As a statement recently released by the Information Bureau of the Revolutionary Internationalist Movement points out: "What the Palestinian revolution lacks is not courage but leaders who believe and understand that the Palestinian masses can be organized into a vanguard force that can actually take on and defeat the imperialist-backed Zionist military juggernaut on the field of battle--and then go about doing just this. The Maoists have always sided with the uncompromising struggle of the Palestinian people to rise up, guns in hand, and defeat the Zionist occupiers, and on the ashes of the settler colonial state erect a red Palestine, a secular democratic state in which all the masses in Palestine have equal rights and together exercise genuine power." (See RW #1141 for the full statement)

The increasing guerrilla actions by Palestinians, along with the rising casualty figures, have also sharpened divisions and contradictions within Israel. As the Israeli military carried out its offensive in the West Bank and Gaza, tens of thousands marched in Tel Aviv to call on Sharon to carry out even harsher military measures against the Palestinians. At the same time, a movement of "refuseniks"-- Israeli military reservists who are publicly refusing to serve in the West Bank and Gaza--has been gaining ground.

These refuseniks and their supporters do not question the fundamental basis of the Zionist state--but they strongly oppose the military occupation of the West Bank and Gaza. And their statements give an indication of how the logic of the settler colonial state has led to its troops doing inhumane things against an entire people. One resister wrote, "You are asked to do things that shouldn't be asked of you--to shoot people, to stop ambulances, to destroy homes in which you don't know if there are people inside." Another refusenik declared, "What Israel is doing now is a war crime."

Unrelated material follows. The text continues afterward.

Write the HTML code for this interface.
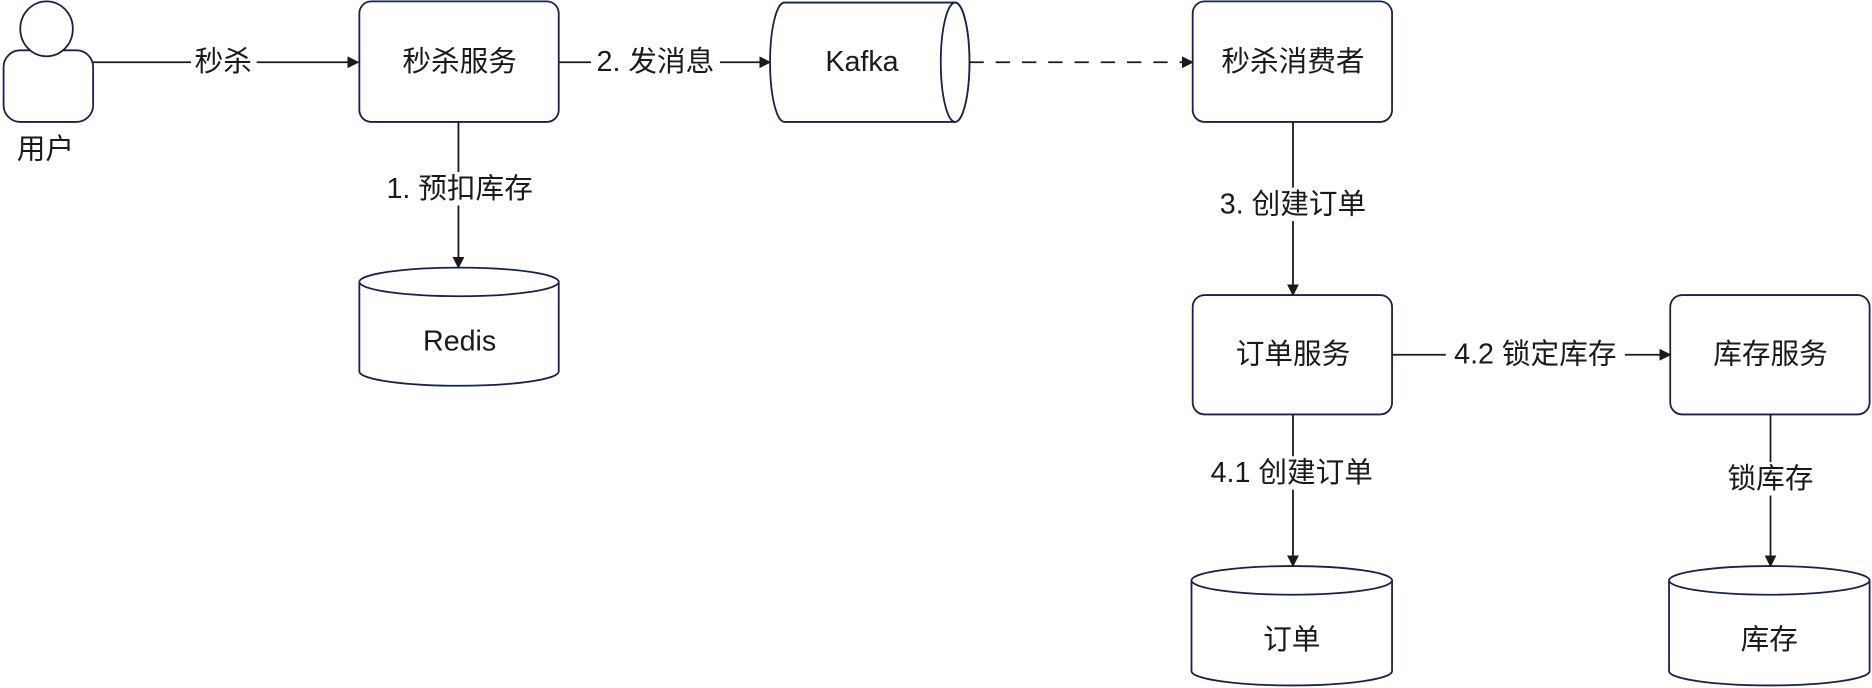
<!DOCTYPE html>
<html><head><meta charset="utf-8"><style>
html,body{margin:0;padding:0;background:#fff;}
svg{display:block}
text{font-family:"Liberation Sans","Noto Sans CJK SC",sans-serif;font-size:24px;fill:#1a1a1a;text-anchor:middle;dominant-baseline:central}
</style></head><body>
<svg width="1872" height="688" viewBox="0 0 1568 576" xmlns="http://www.w3.org/2000/svg">
<defs><marker id="a" markerWidth="10" markerHeight="10" refX="9" refY="5" orient="auto" markerUnits="userSpaceOnUse"><path d="M0,0 L10,5 L0,10 Z" fill="#1a1a1a"/></marker></defs>
<g fill="#fff" stroke="#1b1f4f" stroke-width="1.5">
<rect x="3" y="42" width="75" height="60" rx="14"/>
<ellipse cx="39" cy="24" rx="22" ry="23"/>
<rect x="301" y="1" width="167" height="101" rx="10"/>
<rect x="999" y="1" width="167" height="101" rx="10"/>
<rect x="999" y="247" width="167" height="100" rx="10"/>
<rect x="1399" y="247" width="167" height="100" rx="10"/>
<path d="M657,2 H800 A12,50 0 0 1 800,102 H657 A12,50 0 0 1 657,2 Z"/>
<ellipse cx="800" cy="52" rx="12" ry="50"/>
<path d="M301,236 A83.5,12 0 0 1 468,236 V311 A83.5,12 0 0 1 301,311 Z"/>
<path d="M301,236 A83.5,12 0 0 0 468,236"/>
<path d="M998,486 A84,12 0 0 1 1166,486 V562 A84,12 0 0 1 998,562 Z"/>
<path d="M998,486 A84,12 0 0 0 1166,486"/>
<path d="M1398,486 A84,12 0 0 1 1566,486 V562 A84,12 0 0 1 1398,562 Z"/>
<path d="M1398,486 A84,12 0 0 0 1566,486"/>
</g>
<g stroke="#1a1a1a" stroke-width="1.5" fill="none">
<line x1="78" y1="52" x2="300" y2="52" marker-end="url(#a)"/>
<line x1="468" y1="52" x2="645" y2="52" marker-end="url(#a)"/>
<line x1="812" y1="52" x2="999" y2="52" stroke-dasharray="12,10" marker-end="url(#a)"/>
<line x1="384" y1="102" x2="384" y2="224" marker-end="url(#a)"/>
<line x1="1083" y1="102" x2="1083" y2="247" marker-end="url(#a)"/>
<line x1="1166" y1="297" x2="1399" y2="297" marker-end="url(#a)"/>
<line x1="1083" y1="347" x2="1083" y2="474" marker-end="url(#a)"/>
<line x1="1483" y1="347" x2="1483" y2="474" marker-end="url(#a)"/>
</g>
<g>
<rect x="160" y="38" width="55" height="28" fill="#fff"/><text x="187" y="52">秒杀</text>
<rect x="495" y="38" width="108" height="28" fill="#fff"/><text x="549" y="52">2. 发消息</text>
<rect x="318" y="144" width="134" height="28" fill="#fff"/><text x="385" y="158">1. 预扣库存</text>
<rect x="1014" y="157" width="138" height="28" fill="#fff"/><text x="1083" y="171">3. 创建订单</text>
<rect x="1211" y="283" width="150" height="28" fill="#fff"/><text x="1286" y="297">4.2 锁定库存</text>
<rect x="1006" y="382" width="152" height="28" fill="#fff"/><text x="1082" y="396">4.1 创建订单</text>
<rect x="1442" y="387" width="82" height="28" fill="#fff"/><text x="1483" y="401">锁库存</text>
</g>
<text x="38" y="125">用户</text>
<text x="385" y="52">秒杀服务</text>
<text x="722" y="52">Kafka</text>
<text x="1083" y="52">秒杀消费者</text>
<text x="385" y="286">Redis</text>
<text x="1083" y="297">订单服务</text>
<text x="1483" y="297">库存服务</text>
<text x="1082" y="536">订单</text>
<text x="1482" y="536">库存</text>
</svg>
</body></html>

The False Promise of Peace--Again

As the clashes intensified in Palestine, the U.S. came out with a "new push for peace" and a "tougher" stand against Israel. Bush's envoy to the Middle East, Gen. Anthony Zinni, was dispatched to direct talks between the Sharon government and Yasser Arafat's Palestine Authority. Secretary of State Colin Powell was said to have telephoned Sharon to order a withdrawal of Israeli forces from areas that are supposed to be under nominal control of the Palestinian Authority. Bush said that the U.S. had "helped engineer" a United Nations resolution which includes the wording "two states, Israel and Palestine...side by side within secure and recognized borders." And there was talk that U.S. officials were considering a "peace proposal" put forward by the Saudi crown prince.

As Zinni arrived in the region on March 15, Israeli forces reportedly began phased withdrawals from Palestinian areas--including from Ramallah, the major Palestinian political center in the West Bank, where the streets had been filled with tanks for several days. Palestinians in Ramallah and elsewhere pointed out that these withdrawals meant the Israeli tanks and troops had only retreated to nearby hills and bases--from where they could storm back into the towns and refugee camps within minutes.

These developments showed the deadly U.S.-Israeli tag team at work once again. In an often-repeated pattern, Israel goes amok against the Palestinians--and then the U.S. comes in as the "voice of restraint," slapping Israel on the wrist for "excesses" while making clear that the U.S. backs the Zionist state.

This time, Sharon had visited Bush in February. Immediately upon his return, the Israeli military began a major escalation of attacks against Palestinian areas. Israeli tanks and infantry units carried out sweeping operations in the Gaza Strip--the largest in 17 months. The silence from Washington made clear Sharon had a green light from Bush. As the U.S. prepared to send Zinni, Sharon began an even bigger offensive--aiming to "beat" and "batter" the Palestinians before any talks began.

And now, the U.S. calls on Israel to be "restrained." This deeply hypocritical maneuver is obviously connected to Vice President Dick Cheney's tour of the pro-U.S. regimes in the region. Cheney's mission: to drum up support for the U.S. imperialist juggernaut's plans for a new war on Iraq. The U.S. posturing on Palestine is designed in part to ease the way for these reactionary regimes--who have worries about the stability of their own rule--to enlist in the U.S. war plans.

These moves by the U.S. have absolutely nothing to do with the interests of the people of Palestine. The sole motivation of the U.S. rulers are the predatory interests of their global empire--and their ambitions to recast all parts of the world more firmly under their domination.

The U.S. says it is working for "peace" in the Middle East. But the path of imperialist "peace" has clearly been a false promise leading to a dead end for the Palestinian people. And, in any case, who can trust anything these imperialists say? Look at how the U.S. gave the go-ahead to Sharon's stepped-up assaults on Palestinians--and then began issuing "critical" statements about Sharon and making references to a Palestinian state. Isn't it clear these imperialists will say and do whatever serves their interests?

Through all that the imperialist-backed Zionist occupiers have thrown at them, the Palestinian people have continued their bold and just struggle. It's in this resilient and courageous spirit of the people that the real seeds of hope for a future liberated Palestine can be found.